> [Instructions to follow] Your task is to give the listing below back word for word, pictures excluded.

Figure scripts
— Begin —
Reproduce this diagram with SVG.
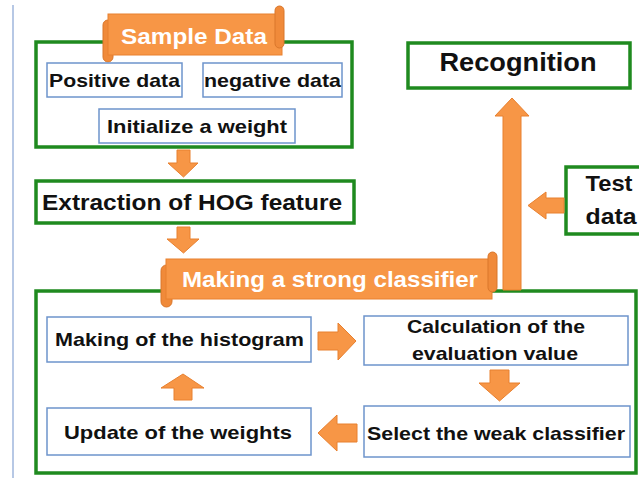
<svg xmlns="http://www.w3.org/2000/svg" width="639" height="478" viewBox="0 0 639 478">
<style>
.g{fill:#fff;stroke:#1f8a1f;stroke-width:3.5}
.b{fill:#fff;stroke:#6d94cc;stroke-width:1.5}
.o{fill:#f79646;stroke:#e8802f;stroke-width:1}
.t{font-family:"Liberation Sans",Arial,sans-serif;font-weight:bold;fill:#111;text-anchor:middle}
.w{font-family:"Liberation Sans",Arial,sans-serif;font-weight:bold;fill:#fff;text-anchor:middle}
.roll{fill:#f08a3a;stroke:#d9762a;stroke-width:1}
</style>
<line x1="13" y1="5" x2="13" y2="478" stroke="#9fb6dc" stroke-width="1.5"/>

<g id="sample-data">
  <rect class="g" x="36" y="42" width="316" height="105"/>
  <rect class="roll" x="103" y="20" width="10" height="42" rx="5"/>
  <rect class="o" x="108" y="14" width="174" height="41"/>
  <rect class="roll" x="275" y="6" width="9" height="42" rx="4.5"/>
  <text class="w" x="194" y="44" font-size="22" textLength="146" lengthAdjust="spacingAndGlyphs">Sample Data</text>
  <g id="positive-data">
    <rect class="b" x="47" y="63" width="135" height="34"/>
    <text class="t" x="114.5" y="87" font-size="19" textLength="131" lengthAdjust="spacingAndGlyphs">Positive data</text>
  </g>
  <g id="negative-data">
    <rect class="b" x="203" y="63" width="139" height="34"/>
    <text class="t" x="272.5" y="87" font-size="19" textLength="137" lengthAdjust="spacingAndGlyphs">negative data</text>
  </g>
  <g id="initialize-weight">
    <rect class="b" x="99" y="109" width="196" height="34"/>
    <text class="t" x="197" y="133" font-size="19" textLength="180" lengthAdjust="spacingAndGlyphs">Initialize a weight</text>
  </g>
</g>

<g id="hog">
  <rect class="g" x="36" y="181" width="318" height="42"/>
  <text class="t" x="192" y="210" font-size="22" textLength="300" lengthAdjust="spacingAndGlyphs">Extraction of HOG feature</text>
</g>

<g id="recognition">
  <rect class="g" x="408" y="43" width="222" height="45"/>
  <text class="t" x="518" y="71" font-size="26" textLength="157" lengthAdjust="spacingAndGlyphs">Recognition</text>
</g>

<g id="test-data">
  <rect class="g" x="566" y="167" width="80" height="67"/>
  <text class="t" x="609" y="191" font-size="22" textLength="47" lengthAdjust="spacingAndGlyphs">Test</text>
  <text class="t" x="611" y="224" font-size="22" textLength="51" lengthAdjust="spacingAndGlyphs">data</text>
</g>

<g id="strong-classifier">
  <rect class="g" x="36" y="291" width="600" height="182"/>
  <rect class="roll" x="161" y="265" width="11" height="42" rx="5.5"/>
  <rect class="o" x="166" y="259" width="326" height="40"/>
  <rect class="roll" x="488" y="252" width="9" height="40" rx="4.5"/>
  <text class="w" x="330" y="287" font-size="22" textLength="296" lengthAdjust="spacingAndGlyphs">Making a strong classifier</text>
  <g id="histogram">
    <rect class="b" x="47" y="317" width="264" height="45"/>
    <text class="t" x="179.5" y="346" font-size="19" textLength="249" lengthAdjust="spacingAndGlyphs">Making of the histogram</text>
  </g>
  <g id="evaluation">
    <rect class="b" x="364" y="316" width="264" height="49"/>
    <text class="t" x="496" y="333" font-size="19" textLength="178" lengthAdjust="spacingAndGlyphs">Calculation of the</text>
    <text class="t" x="495" y="360" font-size="19" textLength="166" lengthAdjust="spacingAndGlyphs">evaluation value</text>
  </g>
  <g id="weak-classifier">
    <rect class="b" x="364" y="406" width="266" height="51"/>
    <text class="t" x="496" y="440" font-size="19" textLength="258" lengthAdjust="spacingAndGlyphs">Select the weak classifier</text>
  </g>
  <g id="update-weights">
    <rect class="b" x="47" y="408" width="264" height="47"/>
    <text class="t" x="178" y="439" font-size="19" textLength="228" lengthAdjust="spacingAndGlyphs">Update of the weights</text>
  </g>
</g>

<g id="connectors">
  <polygon class="o" points="177,150 190,150 190,163 198,163 183.5,177 168,163 177,163"/>
  <polygon class="o" points="177,227 190,227 190,239 199,239 183.5,253 167,239 177,239"/>
  <polygon class="o" points="503,290 521,290 521,116 529,116 512,98 495,116 503,116"/>
  <polygon class="o" points="564,198 546,198 546,192 528,205.5 546,219 546,213 564,213"/>
  <polygon class="o" points="318,332 338,332 338,323 356,341 338,360 338,350 318,350"/>
  <polygon class="o" points="490,370 509,370 509,383 520,383 499.5,401 479,383 490,383"/>
  <polygon class="o" points="357,424 337,424 337,415 318,433 337,451 337,442 357,442"/>
  <polygon class="o" points="174,400 192,400 192,388 204,388 183,374 161,388 174,388"/>
</g>
</svg>
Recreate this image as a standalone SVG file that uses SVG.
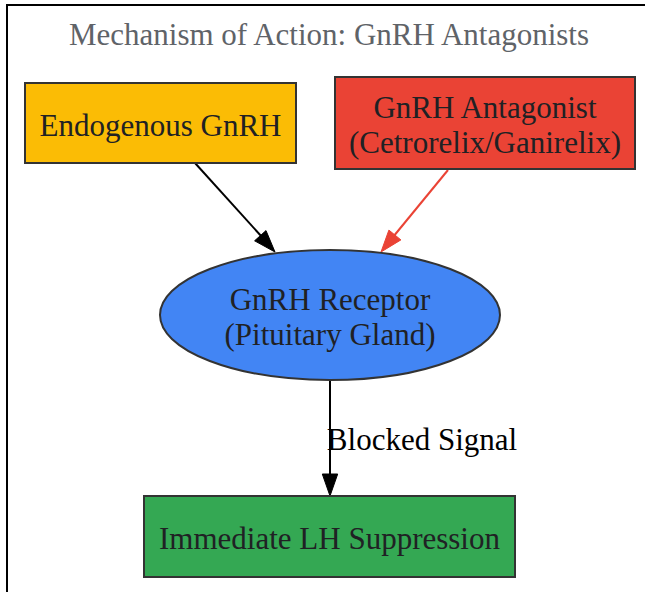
<svg xmlns="http://www.w3.org/2000/svg" width="645" height="592" viewBox="0 0 645 592">
<style>
text{font-family:"Liberation Serif","Times New Roman",serif;font-size:31px;text-anchor:middle}
.lbl{fill:#202124}
.node{stroke:#333333;stroke-width:2}
.edge{fill:none;stroke-width:2}
</style>
<rect width="645" height="592" fill="#ffffff"/>
<g id="cluster">
<rect x="7" y="5" width="660" height="620" fill="none" stroke="#000000" stroke-width="2"/>
<text x="329" y="45" fill="#5f6368">Mechanism of Action: GnRH Antagonists</text>
</g>
<g id="connectors">
<path class="edge" stroke="#000000" d="M195,163 L262,237"/>
<polygon points="275,252 254.6,240.8 266,230.6" fill="#000000" stroke="#000000"/>
<path class="edge" stroke="#ea4335" d="M448,170 L393,237"/>
<polygon points="381,252 400.9,239.9 388.9,230.1" fill="#ea4335" stroke="#ea4335"/>
<path class="edge" stroke="#000000" d="M330,380 L330,476"/>
<polygon points="330,496 322.3,474 337.7,474" fill="#000000" stroke="#000000"/>
<text x="422" y="450" fill="#000000">Blocked Signal</text>
</g>
<g id="endogenous">
<rect class="node" x="25" y="83" width="271" height="80" fill="#fbbc05"/>
<text class="lbl" x="160.5" y="136">Endogenous GnRH</text>
</g>
<g id="antagonist">
<rect class="node" x="335" y="77" width="300" height="92" fill="#ea4335"/>
<text class="lbl" x="485" y="118">GnRH Antagonist</text>
<text class="lbl" x="485" y="153">(Cetrorelix/Ganirelix)</text>
</g>
<g id="receptor">
<ellipse class="node" cx="330" cy="315" rx="170" ry="65" fill="#4285f4"/>
<text class="lbl" x="330" y="310">GnRH Receptor</text>
<text class="lbl" x="330" y="345">(Pituitary Gland)</text>
</g>
<g id="suppression">
<rect class="node" x="144" y="496" width="371" height="81" fill="#34a853"/>
<text class="lbl" x="329.5" y="549">Immediate LH Suppression</text>
</g>
</svg>
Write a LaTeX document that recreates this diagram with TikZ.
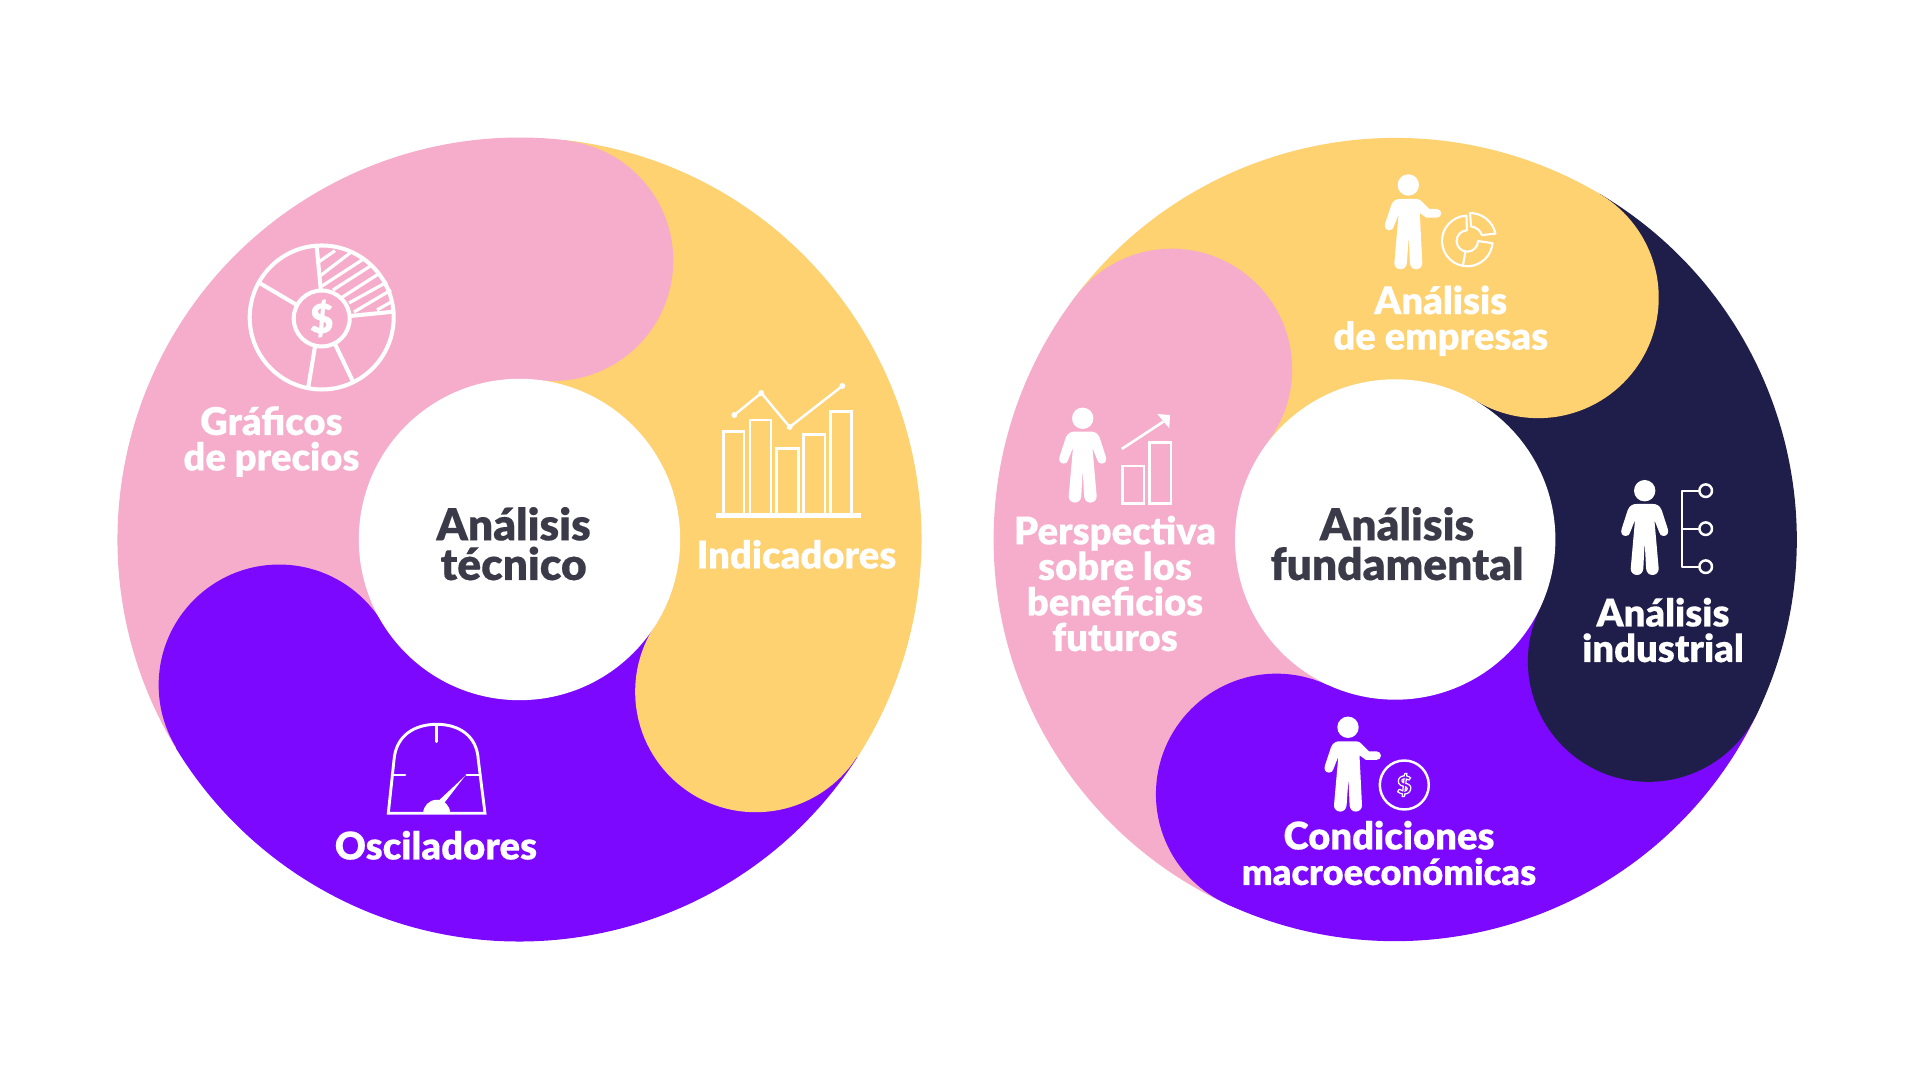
— End —
> [Output for this task]
Reproduce this diagram with SVG.
<svg xmlns="http://www.w3.org/2000/svg" width="639" height="478" viewBox="0 0 639 478">
<style>
.g{fill:#fff;stroke:#1f8a1f;stroke-width:3.5}
.b{fill:#fff;stroke:#6d94cc;stroke-width:1.5}
.o{fill:#f79646;stroke:#e8802f;stroke-width:1}
.t{font-family:"Liberation Sans",Arial,sans-serif;font-weight:bold;fill:#111;text-anchor:middle}
.w{font-family:"Liberation Sans",Arial,sans-serif;font-weight:bold;fill:#fff;text-anchor:middle}
.roll{fill:#f08a3a;stroke:#d9762a;stroke-width:1}
</style>
<line x1="13" y1="5" x2="13" y2="478" stroke="#9fb6dc" stroke-width="1.5"/>

<g id="sample-data">
  <rect class="g" x="36" y="42" width="316" height="105"/>
  <rect class="roll" x="103" y="20" width="10" height="42" rx="5"/>
  <rect class="o" x="108" y="14" width="174" height="41"/>
  <rect class="roll" x="275" y="6" width="9" height="42" rx="4.5"/>
  <text class="w" x="194" y="44" font-size="22" textLength="146" lengthAdjust="spacingAndGlyphs">Sample Data</text>
  <g id="positive-data">
    <rect class="b" x="47" y="63" width="135" height="34"/>
    <text class="t" x="114.5" y="87" font-size="19" textLength="131" lengthAdjust="spacingAndGlyphs">Positive data</text>
  </g>
  <g id="negative-data">
    <rect class="b" x="203" y="63" width="139" height="34"/>
    <text class="t" x="272.5" y="87" font-size="19" textLength="137" lengthAdjust="spacingAndGlyphs">negative data</text>
  </g>
  <g id="initialize-weight">
    <rect class="b" x="99" y="109" width="196" height="34"/>
    <text class="t" x="197" y="133" font-size="19" textLength="180" lengthAdjust="spacingAndGlyphs">Initialize a weight</text>
  </g>
</g>

<g id="hog">
  <rect class="g" x="36" y="181" width="318" height="42"/>
  <text class="t" x="192" y="210" font-size="22" textLength="300" lengthAdjust="spacingAndGlyphs">Extraction of HOG feature</text>
</g>

<g id="recognition">
  <rect class="g" x="408" y="43" width="222" height="45"/>
  <text class="t" x="518" y="71" font-size="26" textLength="157" lengthAdjust="spacingAndGlyphs">Recognition</text>
</g>

<g id="test-data">
  <rect class="g" x="566" y="167" width="80" height="67"/>
  <text class="t" x="609" y="191" font-size="22" textLength="47" lengthAdjust="spacingAndGlyphs">Test</text>
  <text class="t" x="611" y="224" font-size="22" textLength="51" lengthAdjust="spacingAndGlyphs">data</text>
</g>

<g id="strong-classifier">
  <rect class="g" x="36" y="291" width="600" height="182"/>
  <rect class="roll" x="161" y="265" width="11" height="42" rx="5.5"/>
  <rect class="o" x="166" y="259" width="326" height="40"/>
  <rect class="roll" x="488" y="252" width="9" height="40" rx="4.5"/>
  <text class="w" x="330" y="287" font-size="22" textLength="296" lengthAdjust="spacingAndGlyphs">Making a strong classifier</text>
  <g id="histogram">
    <rect class="b" x="47" y="317" width="264" height="45"/>
    <text class="t" x="179.5" y="346" font-size="19" textLength="249" lengthAdjust="spacingAndGlyphs">Making of the histogram</text>
  </g>
  <g id="evaluation">
    <rect class="b" x="364" y="316" width="264" height="49"/>
    <text class="t" x="496" y="333" font-size="19" textLength="178" lengthAdjust="spacingAndGlyphs">Calculation of the</text>
    <text class="t" x="495" y="360" font-size="19" textLength="166" lengthAdjust="spacingAndGlyphs">evaluation value</text>
  </g>
  <g id="weak-classifier">
    <rect class="b" x="364" y="406" width="266" height="51"/>
    <text class="t" x="496" y="440" font-size="19" textLength="258" lengthAdjust="spacingAndGlyphs">Select the weak classifier</text>
  </g>
  <g id="update-weights">
    <rect class="b" x="47" y="408" width="264" height="47"/>
    <text class="t" x="178" y="439" font-size="19" textLength="228" lengthAdjust="spacingAndGlyphs">Update of the weights</text>
  </g>
</g>

<g id="connectors">
  <polygon class="o" points="177,150 190,150 190,163 198,163 183.5,177 168,163 177,163"/>
  <polygon class="o" points="177,227 190,227 190,239 199,239 183.5,253 167,239 177,239"/>
  <polygon class="o" points="503,290 521,290 521,116 529,116 512,98 495,116 503,116"/>
  <polygon class="o" points="564,198 546,198 546,192 528,205.5 546,219 546,213 564,213"/>
  <polygon class="o" points="318,332 338,332 338,323 356,341 338,360 338,350 318,350"/>
  <polygon class="o" points="490,370 509,370 509,383 520,383 499.5,401 479,383 490,383"/>
  <polygon class="o" points="357,424 337,424 337,415 318,433 337,451 337,442 357,442"/>
  <polygon class="o" points="174,400 192,400 192,388 204,388 183,374 161,388 174,388"/>
</g>
</svg>
Recreate this image as a standalone SVG file that uses SVG.
<svg xmlns="http://www.w3.org/2000/svg" width="645" height="592" viewBox="0 0 645 592">
<style>
text{font-family:"Liberation Serif","Times New Roman",serif;font-size:31px;text-anchor:middle}
.lbl{fill:#202124}
.node{stroke:#333333;stroke-width:2}
.edge{fill:none;stroke-width:2}
</style>
<rect width="645" height="592" fill="#ffffff"/>
<g id="cluster">
<rect x="7" y="5" width="660" height="620" fill="none" stroke="#000000" stroke-width="2"/>
<text x="329" y="45" fill="#5f6368">Mechanism of Action: GnRH Antagonists</text>
</g>
<g id="connectors">
<path class="edge" stroke="#000000" d="M195,163 L262,237"/>
<polygon points="275,252 254.6,240.8 266,230.6" fill="#000000" stroke="#000000"/>
<path class="edge" stroke="#ea4335" d="M448,170 L393,237"/>
<polygon points="381,252 400.9,239.9 388.9,230.1" fill="#ea4335" stroke="#ea4335"/>
<path class="edge" stroke="#000000" d="M330,380 L330,476"/>
<polygon points="330,496 322.3,474 337.7,474" fill="#000000" stroke="#000000"/>
<text x="422" y="450" fill="#000000">Blocked Signal</text>
</g>
<g id="endogenous">
<rect class="node" x="25" y="83" width="271" height="80" fill="#fbbc05"/>
<text class="lbl" x="160.5" y="136">Endogenous GnRH</text>
</g>
<g id="antagonist">
<rect class="node" x="335" y="77" width="300" height="92" fill="#ea4335"/>
<text class="lbl" x="485" y="118">GnRH Antagonist</text>
<text class="lbl" x="485" y="153">(Cetrorelix/Ganirelix)</text>
</g>
<g id="receptor">
<ellipse class="node" cx="330" cy="315" rx="170" ry="65" fill="#4285f4"/>
<text class="lbl" x="330" y="310">GnRH Receptor</text>
<text class="lbl" x="330" y="345">(Pituitary Gland)</text>
</g>
<g id="suppression">
<rect class="node" x="144" y="496" width="371" height="81" fill="#34a853"/>
<text class="lbl" x="329.5" y="549">Immediate LH Suppression</text>
</g>
</svg>
Write a LaTeX document that recreates this diagram with TikZ.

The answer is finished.